2) Plot No.215 Airport Ridge Extension”.


It is immediately clear that the plot number of the subject matter in the Order made by the District Magistrate Court, Sekondi did not relate to Plot 218A Airport Ridge Extension, Takoradi.


Then again the order for substituted service of Hearing Notice on the Applicant made by the District Magistrate Court on 11th September 2013 (Exhibit ‘C’) at page 23 of the record of appeal was to be served on Plot No.218 Airport Ridge Extension Takoradi. We appreciate that Plot No.218 and Plot No.218A are separate and different plots. The letter ‘A’ distinguishes the two (2) plots in the layout of the area.


However, the Appellant in opposing the application tendered proof of service by a bailiff of the court indicating that the substituted served of the writ as well as the Hearing Notice in Exhibits ‘GA3’ and ‘GA4’ at page 42 and 43 respectively of the record of appeal  were effected on Plot No.218A. Based upon these exhibits the Appellant contends that the Applicant was duly served with the processes as ordered by the court.

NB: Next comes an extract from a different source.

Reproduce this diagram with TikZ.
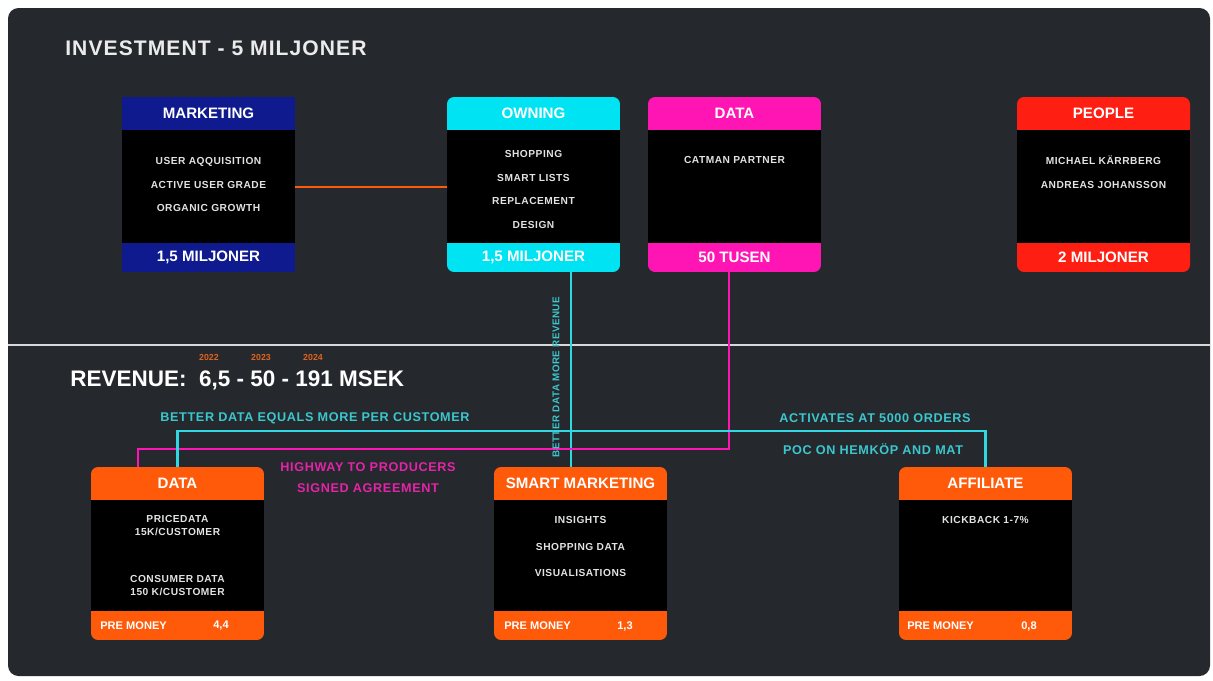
\documentclass[tikz,border=0pt]{standalone}
\usepackage{fontspec}
\setmainfont{Liberation Sans}
\newfontfamily\spacedfont[LetterSpace=5]{Liberation Sans}
\usetikzlibrary{positioning}
\definecolor{panel-dark}{HTML}{25282C}
\definecolor{navy-blue}{HTML}{0E1A8E}
\definecolor{own-cyan}{HTML}{00E3F2}
\definecolor{data-magenta}{HTML}{FF14B4}
\definecolor{people-red}{HTML}{FF1E12}
\definecolor{rev-orange}{HTML}{FF5A0A}
\definecolor{line-cyan}{HTML}{30D8E2}
\definecolor{label-cyan}{HTML}{3CC6CE}
\definecolor{label-magenta}{HTML}{E424A8}
\definecolor{year-orange}{HTML}{E0641E}
\definecolor{body-grey}{HTML}{E2E2E2}

\begin{document}
\begin{tikzpicture}[x=0.02cm, y=-0.02cm,
    card/.style={rectangle, rounded corners=4pt, minimum width=3.46cm, minimum height=3.5cm, inner sep=0pt},
    cardbody/.style={rectangle, fill=black, minimum width=3.46cm, minimum height=2.26cm, inner sep=0pt},
    cardhead/.style={text=white, font=\bfseries\fontsize{8.6}{10}\selectfont},
    cardlines/.style={text=body-grey, align=center, font=\spacedfont\bfseries\fontsize{5.8}{13.5}\selectfont},
    premoney/.style={text=white, inner sep=0pt, font=\bfseries\fontsize{6.3}{7}\selectfont},
    link/.style={line width=1.3pt},
    linklabel/.style={font=\spacedfont\bfseries\fontsize{7.2}{8}\selectfont}]
    % panel
    \useasboundingbox (0, 0) rectangle (1213, 680);
    \fill[white] (0, 0) rectangle (1213, 680);
    \fill[panel-dark, rounded corners=6pt] (8, 8) rectangle (1210, 676);
    \draw[white!85!black, line width=1.5pt] (8, 345) -- (1210, 345);

    \node[anchor=west, inner sep=0pt, text=white!92!black, font=\spacedfont\bfseries\fontsize{12}{14}\selectfont] (title) at (65, 48) {INVESTMENT - 5 MILJONER};
    \node[anchor=west, inner sep=0pt, text=white, font=\bfseries\fontsize{12.8}{15}\selectfont] (revenue) at (70, 380) {REVENUE:\ \ 6,5 - 50 - 191 MSEK};
    \node[text=year-orange, font=\bfseries\fontsize{5}{6}\selectfont] (y2022) at (209, 357) {2022};
    \node[text=year-orange, font=\bfseries\fontsize{5}{6}\selectfont] (y2023) at (261, 357) {2023};
    \node[text=year-orange, font=\bfseries\fontsize{5}{6}\selectfont] (y2024) at (313, 357) {2024};

    % investment cards
    \node[card, sharp corners, fill=navy-blue] (mkt) at (208.5, 184.5) {};
    \node[cardbody] (mkt-body) at (208.5, 186.5) {};
    \node[cardhead] (mkt-head) at (208.5, 113.5) {MARKETING};
    \node[cardlines] (mkt-text) at (208.5, 184.5) {USER AQQUISITION\\ACTIVE USER GRADE\\ORGANIC GROWTH};
    \node[cardhead] (mkt-foot) at (208.5, 257.5) {1,5 MILJONER};

    \node[card, fill=own-cyan] (own) at (533.5, 184.5) {};
    \node[cardbody] (own-body) at (533.5, 186.5) {};
    \node[cardhead] (own-head) at (533.5, 113.5) {OWNING};
    \node[cardlines] (own-text) at (533.5, 189.5) {SHOPPING\\SMART LISTS\\REPLACEMENT\\DESIGN};
    \node[cardhead] (own-foot) at (533.5, 257.5) {1,5 MILJONER};

    \node[card, fill=data-magenta] (catman) at (734.5, 184.5) {};
    \node[cardbody] (catman-body) at (734.5, 186.5) {};
    \node[cardhead] (catman-head) at (734.5, 113.5) {DATA};
    \node[cardlines] (catman-text) at (734.5, 160) {CATMAN PARTNER};
    \node[cardhead] (catman-foot) at (734.5, 257.5) {50 TUSEN};

    \node[card, fill=people-red] (people) at (1103.5, 184.5) {};
    \node[cardbody] (people-body) at (1103.5, 186.5) {};
    \node[cardhead] (people-head) at (1103.5, 113.5) {PEOPLE};
    \node[cardlines] (people-text) at (1103.5, 172) {MICHAEL KÄRRBERG\\ANDREAS JOHANSSON};
    \node[cardhead] (people-foot) at (1103.5, 257.5) {2 MILJONER};

    % revenue cards
    \node[card, minimum height=3.46cm, fill=rev-orange] (data) at (177.5, 553.5) {};
    \node[cardbody, minimum height=2.22cm] (data-body) at (177.5, 555.5) {};
    \node[cardhead] (data-head) at (177.5, 483.5) {DATA};
    \node[cardlines, font=\spacedfont\bfseries\fontsize{5.8}{7.4}\selectfont] (data-text) at (177.5, 555.5) {PRICEDATA\\15K/CUSTOMER\\[19pt]CONSUMER DATA\\150 K/CUSTOMER};
    \node[premoney, anchor=west] (data-pre) at (100, 626) {PRE MONEY};
    \node[premoney] (data-val) at (221, 626) {4,4};

    \node[card, minimum height=3.46cm, fill=rev-orange] (smart) at (580.5, 553.5) {};
    \node[cardbody, minimum height=2.22cm] (smart-body) at (580.5, 555.5) {};
    \node[cardhead] (smart-head) at (580.5, 483.5) {SMART MARKETING};
    \node[cardlines, font=\spacedfont\bfseries\fontsize{5.8}{15}\selectfont] (smart-text) at (580.5, 546.5) {INSIGHTS\\SHOPPING DATA\\VISUALISATIONS};
    \node[premoney, anchor=west] (smart-pre) at (504, 626) {PRE MONEY};
    \node[premoney] (smart-val) at (625, 626) {1,3};

    \node[card, minimum height=3.46cm, fill=rev-orange] (affil) at (985.5, 553.5) {};
    \node[cardbody, minimum height=2.22cm] (affil-body) at (985.5, 555.5) {};
    \node[cardhead] (affil-head) at (985.5, 483.5) {AFFILIATE};
    \node[cardlines] (affil-text) at (985.5, 520) {KICKBACK 1-7\%};
    \node[premoney, anchor=west] (affil-pre) at (907, 626) {PRE MONEY};
    \node[premoney] (affil-val) at (1029, 626) {0,8};

    % connectors
    \draw[link, rev-orange] ([yshift=-0.05cm]mkt.east) -- ([yshift=-0.05cm]mkt.east -| own.west);
    \draw[link, line-cyan] ([xshift=0.75cm]own.south) -- ([xshift=0.75cm]own.south |- smart.north);
    \draw[link, data-magenta] ([xshift=-0.11cm]catman.south) |- ([xshift=-0.79cm, yshift=0.36cm]data.north) -- ([xshift=-0.79cm]data.north);
    \draw[link, line-cyan] (data.north) |- ([yshift=0.72cm]affil.north) -- (affil.north);

    \node[linklabel, text=label-cyan] (better) at (315, 418) {BETTER DATA EQUALS MORE PER CUSTOMER};
    \node[linklabel, text=label-cyan] (activates) at (875, 418) {ACTIVATES AT 5000 ORDERS};
    \node[linklabel, text=label-cyan] (poc) at (873, 449) {POC ON HEMKÖP AND MAT};
    \node[linklabel, text=label-magenta] (highway) at (368, 467) {HIGHWAY TO PRODUCERS};
    \node[linklabel, text=label-magenta] (signed) at (368, 488) {SIGNED AGREEMENT};
    \node[linklabel, text=label-cyan, rotate=90, font=\spacedfont\bfseries\fontsize{5.6}{7}\selectfont] (more-rev) at (556, 377) {BETTER DATA MORE REVENUE};
\end{tikzpicture}
\end{document}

As observed earlier, the Order of the court clearly was that the substituted service of the writ was to be effected on Plot No.215 and the Hearing Notice on Plot No.218 and not on Plot 218A as indicated by the Bailiff. The bailiff therefore had no right to effect service otherwise than as ordered by the court.


Suffice to state that there is no rule of law or procedure, or any enactment that gives power to an officer of the court to carry out an order different from what the court has so ordered.


Furthermore, it is a basic requirement that service under the rules must be complied with. Therefore a step in the proceedings without notice to the adversary constitutes a breach of the audi alteram partem rule which my result in a jurisdictional defect that may nullify the proceedings.




HOUSING CO. LTD. [2009] SC GLR 177 the Supreme Court unanimously speaking  through  Atuguba JSC cited with approval the dictum of Amissah JA in  VASGUEZ VRS. QUASHIE [1968] GLR 62 at 65 thus:-

A Court making a decision in a case where a party does not appear because he has not been notified is doing an act which is a nullity on the ground of absence of jurisdiction”.




In our view, the assertion of the Applicant that he was not served with the writ and any proceedings  is more probable than not in view of the clear errors on the face of the Exhibit ‘B’ and ‘C’ in respect of the plot number in dispute.


We are satisfied that the District Magistrate Court made an inadvertent fundamental error which if not reviewed by this court would result in a grave if not total miscarriage of justice.


Under the circumstances, the High Court was right in assuming jurisdiction in this matter because there was an error manifest on the face of the record which the District Magistrate Court ought to  have noticed before delivering its judgment.


It is for these reasons that we hereby affirm the decision of the High Court dated 10th March, 2016 and dismiss the appeal in its entirety.